## [Prompt]
Below is a listing; write it out exactly and drop any images from it.

--------------------

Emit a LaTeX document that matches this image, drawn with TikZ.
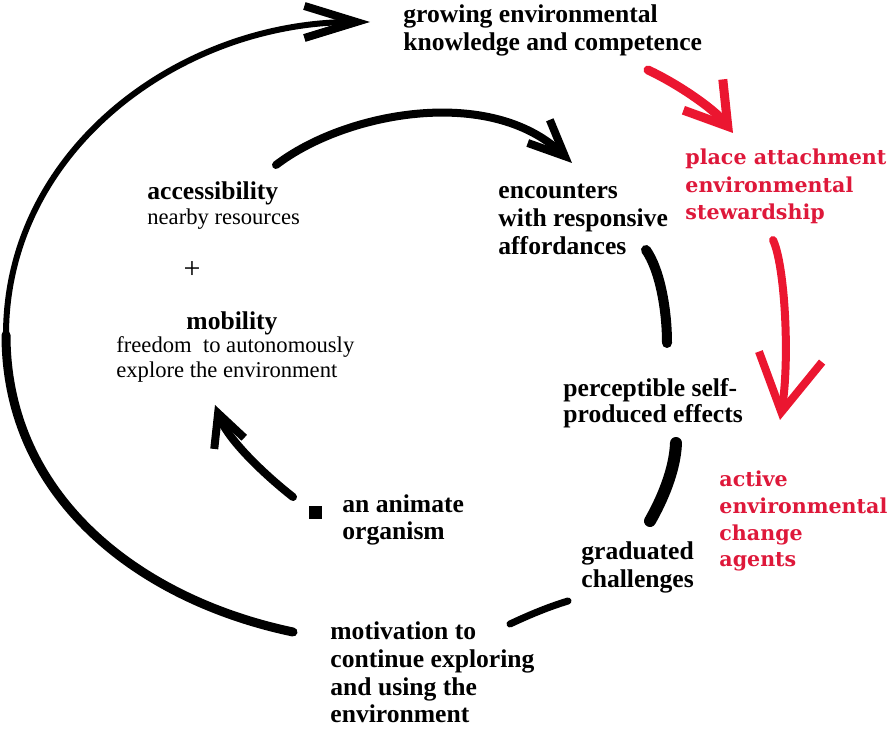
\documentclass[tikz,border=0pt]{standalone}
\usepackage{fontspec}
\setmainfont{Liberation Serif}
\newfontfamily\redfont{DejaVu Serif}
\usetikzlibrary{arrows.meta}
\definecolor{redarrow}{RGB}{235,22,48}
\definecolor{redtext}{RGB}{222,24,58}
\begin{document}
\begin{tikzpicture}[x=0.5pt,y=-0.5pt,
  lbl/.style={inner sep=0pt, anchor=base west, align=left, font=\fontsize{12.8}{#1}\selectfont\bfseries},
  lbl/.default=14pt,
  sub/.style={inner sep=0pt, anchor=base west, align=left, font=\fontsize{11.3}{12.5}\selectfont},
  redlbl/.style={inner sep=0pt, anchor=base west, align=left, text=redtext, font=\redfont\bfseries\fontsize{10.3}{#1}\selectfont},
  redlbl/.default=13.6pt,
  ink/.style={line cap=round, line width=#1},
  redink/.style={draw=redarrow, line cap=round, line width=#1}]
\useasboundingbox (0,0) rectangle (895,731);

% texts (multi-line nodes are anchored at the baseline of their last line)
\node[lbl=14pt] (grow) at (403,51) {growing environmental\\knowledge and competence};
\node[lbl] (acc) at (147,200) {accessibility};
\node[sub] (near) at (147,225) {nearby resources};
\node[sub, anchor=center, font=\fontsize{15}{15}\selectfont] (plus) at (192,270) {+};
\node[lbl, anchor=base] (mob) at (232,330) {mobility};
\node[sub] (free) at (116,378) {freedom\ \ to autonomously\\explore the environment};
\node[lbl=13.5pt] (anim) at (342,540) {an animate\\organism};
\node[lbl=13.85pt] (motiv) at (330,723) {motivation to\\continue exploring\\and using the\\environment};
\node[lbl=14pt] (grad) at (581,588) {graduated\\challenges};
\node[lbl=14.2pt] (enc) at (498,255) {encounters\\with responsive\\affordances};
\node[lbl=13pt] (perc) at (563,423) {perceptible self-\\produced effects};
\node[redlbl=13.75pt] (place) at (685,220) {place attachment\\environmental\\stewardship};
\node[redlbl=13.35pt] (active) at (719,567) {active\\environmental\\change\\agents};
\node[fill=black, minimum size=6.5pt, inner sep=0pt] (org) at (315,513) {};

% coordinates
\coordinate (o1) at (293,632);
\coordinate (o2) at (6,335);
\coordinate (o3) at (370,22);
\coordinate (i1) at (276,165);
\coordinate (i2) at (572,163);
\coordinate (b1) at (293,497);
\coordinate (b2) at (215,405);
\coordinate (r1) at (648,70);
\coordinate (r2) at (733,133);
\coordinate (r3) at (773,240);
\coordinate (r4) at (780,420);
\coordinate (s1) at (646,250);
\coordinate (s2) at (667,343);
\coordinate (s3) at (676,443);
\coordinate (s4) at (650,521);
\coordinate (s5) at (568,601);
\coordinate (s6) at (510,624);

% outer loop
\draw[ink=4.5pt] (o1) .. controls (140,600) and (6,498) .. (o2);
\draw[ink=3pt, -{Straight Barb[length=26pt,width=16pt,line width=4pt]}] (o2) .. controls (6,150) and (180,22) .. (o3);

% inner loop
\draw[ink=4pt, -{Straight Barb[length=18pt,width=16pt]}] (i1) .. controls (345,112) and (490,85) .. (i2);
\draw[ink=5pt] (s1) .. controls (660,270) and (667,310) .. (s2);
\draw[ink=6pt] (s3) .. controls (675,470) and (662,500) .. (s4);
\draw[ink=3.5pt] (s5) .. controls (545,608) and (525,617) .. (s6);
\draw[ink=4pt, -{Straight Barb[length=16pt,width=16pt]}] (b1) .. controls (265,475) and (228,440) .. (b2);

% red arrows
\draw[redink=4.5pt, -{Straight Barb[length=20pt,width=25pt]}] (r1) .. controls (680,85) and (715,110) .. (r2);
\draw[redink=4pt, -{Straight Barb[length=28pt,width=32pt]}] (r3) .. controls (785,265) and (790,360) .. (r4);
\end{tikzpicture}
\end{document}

--------------------

## [Task solution]
Emit a LaTeX document that matches this image, drawn with TikZ.
\documentclass[tikz,border=0pt]{standalone}
\usepackage{fontspec}
\setmainfont{Liberation Serif}
\newfontfamily\redfont{DejaVu Serif}
\usetikzlibrary{arrows.meta}
\definecolor{redarrow}{RGB}{235,22,48}
\definecolor{redtext}{RGB}{222,24,58}
\begin{document}
\begin{tikzpicture}[x=0.5pt,y=-0.5pt,
  lbl/.style={inner sep=0pt, anchor=base west, align=left, font=\fontsize{12.8}{#1}\selectfont\bfseries},
  lbl/.default=14pt,
  sub/.style={inner sep=0pt, anchor=base west, align=left, font=\fontsize{11.3}{12.5}\selectfont},
  redlbl/.style={inner sep=0pt, anchor=base west, align=left, text=redtext, font=\redfont\bfseries\fontsize{10.3}{#1}\selectfont},
  redlbl/.default=13.6pt,
  ink/.style={line cap=round, line width=#1},
  redink/.style={draw=redarrow, line cap=round, line width=#1}]
\useasboundingbox (0,0) rectangle (895,731);

% texts (multi-line nodes are anchored at the baseline of their last line)
\node[lbl=14pt] (grow) at (403,51) {growing environmental\\knowledge and competence};
\node[lbl] (acc) at (147,200) {accessibility};
\node[sub] (near) at (147,225) {nearby resources};
\node[sub, anchor=center, font=\fontsize{15}{15}\selectfont] (plus) at (192,270) {+};
\node[lbl, anchor=base] (mob) at (232,330) {mobility};
\node[sub] (free) at (116,378) {freedom\ \ to autonomously\\explore the environment};
\node[lbl=13.5pt] (anim) at (342,540) {an animate\\organism};
\node[lbl=13.85pt] (motiv) at (330,723) {motivation to\\continue exploring\\and using the\\environment};
\node[lbl=14pt] (grad) at (581,588) {graduated\\challenges};
\node[lbl=14.2pt] (enc) at (498,255) {encounters\\with responsive\\affordances};
\node[lbl=13pt] (perc) at (563,423) {perceptible self-\\produced effects};
\node[redlbl=13.75pt] (place) at (685,220) {place attachment\\environmental\\stewardship};
\node[redlbl=13.35pt] (active) at (719,567) {active\\environmental\\change\\agents};
\node[fill=black, minimum size=6.5pt, inner sep=0pt] (org) at (315,513) {};

% coordinates
\coordinate (o1) at (293,632);
\coordinate (o2) at (6,335);
\coordinate (o3) at (370,22);
\coordinate (i1) at (276,165);
\coordinate (i2) at (572,163);
\coordinate (b1) at (293,497);
\coordinate (b2) at (215,405);
\coordinate (r1) at (648,70);
\coordinate (r2) at (733,133);
\coordinate (r3) at (773,240);
\coordinate (r4) at (780,420);
\coordinate (s1) at (646,250);
\coordinate (s2) at (667,343);
\coordinate (s3) at (676,443);
\coordinate (s4) at (650,521);
\coordinate (s5) at (568,601);
\coordinate (s6) at (510,624);

% outer loop
\draw[ink=4.5pt] (o1) .. controls (140,600) and (6,498) .. (o2);
\draw[ink=3pt, -{Straight Barb[length=26pt,width=16pt,line width=4pt]}] (o2) .. controls (6,150) and (180,22) .. (o3);

% inner loop
\draw[ink=4pt, -{Straight Barb[length=18pt,width=16pt]}] (i1) .. controls (345,112) and (490,85) .. (i2);
\draw[ink=5pt] (s1) .. controls (660,270) and (667,310) .. (s2);
\draw[ink=6pt] (s3) .. controls (675,470) and (662,500) .. (s4);
\draw[ink=3.5pt] (s5) .. controls (545,608) and (525,617) .. (s6);
\draw[ink=4pt, -{Straight Barb[length=16pt,width=16pt]}] (b1) .. controls (265,475) and (228,440) .. (b2);

% red arrows
\draw[redink=4.5pt, -{Straight Barb[length=20pt,width=25pt]}] (r1) .. controls (680,85) and (715,110) .. (r2);
\draw[redink=4pt, -{Straight Barb[length=28pt,width=32pt]}] (r3) .. controls (785,265) and (790,360) .. (r4);
\end{tikzpicture}
\end{document}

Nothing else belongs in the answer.